Se, por um lado, a presidente da Arpa vê prejuízo no rendimento nas provas de proficiência em função da diminuição da carga horária, a percepção do instituto é a de que há um aumento na qualidade do ensino nas escolas que decidem pela manutenção da oferta. Dezenas de escolas públicas conquistaram, em 2023, mais de 98% de aprovação nas provas internacionais de proficiência oferecidas pelo instituto em parceria com prefeituras e entidades de Nova Petrópolis, Ivoti, Forquetinha, Picada Café, São Lourenço do Sul, Porto Alegre, Dois Irmãos, Westfália, entre outras. Nas escolas particulares, os destaques são Teutônia, Porto Alegre, Carazinho, Santa Cruz do Sul, Ijuí, Santa Rosa e Três de Maio.
Tradição no alemão
Em Nova Petrópolis, na Serra, a língua ainda é presente e ensinada nas escolas públicas. Em 2010, foi criada uma lei que regulamenta o ensino do alemão padrão do 1º ao 9º ano do Ensino Fundamental. Embora seus avós se comuniquem praticamente apenas em alemão, o aluno Lucas Simon, 14, só foi ter as primeiras experiências na língua no 3º ano, ao se transferir de uma escola particular para a Escola Municipal Luiz Loeser. Agora, já conseguiu desenvolver boas habilidades de comunicação. Sua parte favorita da aula são, justamente, as interações e diálogos.
— É uma oportunidade muito grande que a gente tem na escola. Acho que quem se compromete a estudar, tem muita coisa boa para extrair da aula — destaca o jovem.
Os alunos são participativos, tanto em aula quanto em concursos culturais, destaca a professora de alemão Daiana Krauspenhar. A escola também promove concursos de leitura em alemão e suas variedades. Conforme Daiana, a língua é importante para as crianças em termos de identidade cultural germânica, conhecimento e de desenvolvimento do aprendizado.
— É importante para eles terem um plus, porque o inglês todo mundo tem de saber — acrescenta.
As principais variedades no RS
Linguista, professor e pesquisador do Instituto de Letras da Universidade Federal do Rio Grande do Sul (UFRGS), Cléo Altenhofen define a língua como um conjunto de variedades. Ele ressalta que o alemão que veio com os imigrantes não é um só: eles vieram com competências diversas, incluindo variedades e a norma padrão (parcial ou plena). No RS, as principais variedades são o Hunsrückisch (língua de imigração mais falada no Brasil, conforme o especialista), pomerano e vestfaliano (“Sapato de Pau").

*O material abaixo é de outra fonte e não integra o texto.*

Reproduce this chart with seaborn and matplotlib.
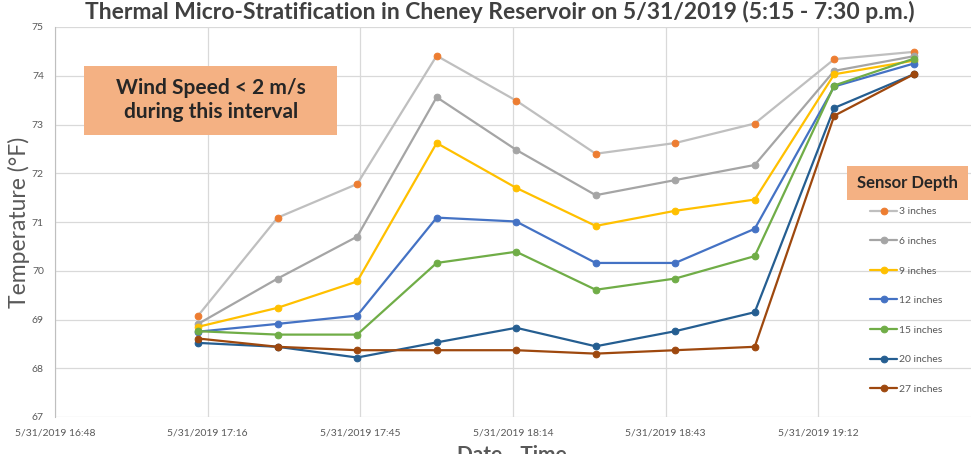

O professor considera “incrível” que as variedades ainda se mantenham, e com configuração ainda próxima das línguas na Europa. Porém, elas sofreram transformações desde que chegaram ao Brasil – as maiores são derivadas da influência do português, da preservação de estruturas arcaicas e da influência do contato entre variedades. Portanto, elas são conservadas ao mesmo tempo que inovam. Quem fala as variedades, em geral, consegue entender o alemão.
— Eu vejo que as línguas de imigração têm uma vitalidade linguística muito grande. Principalmente no Rio Grande do Sul. É o Estado com o maior número de bilíngues. Mas, de uma geração a outra, houve grande perda — avalia o linguista, destacando que, apesar de ainda haver muitos falantes, há necessidade de acompanhamento.
Há programas que buscam preservar as línguas, como a Política do Inventário Nacional da Diversidade Linguística, liderada pelo Instituto do Patrimônio Histórico Artístico Nacional (Iphan) – e o Brasil é referência no assunto.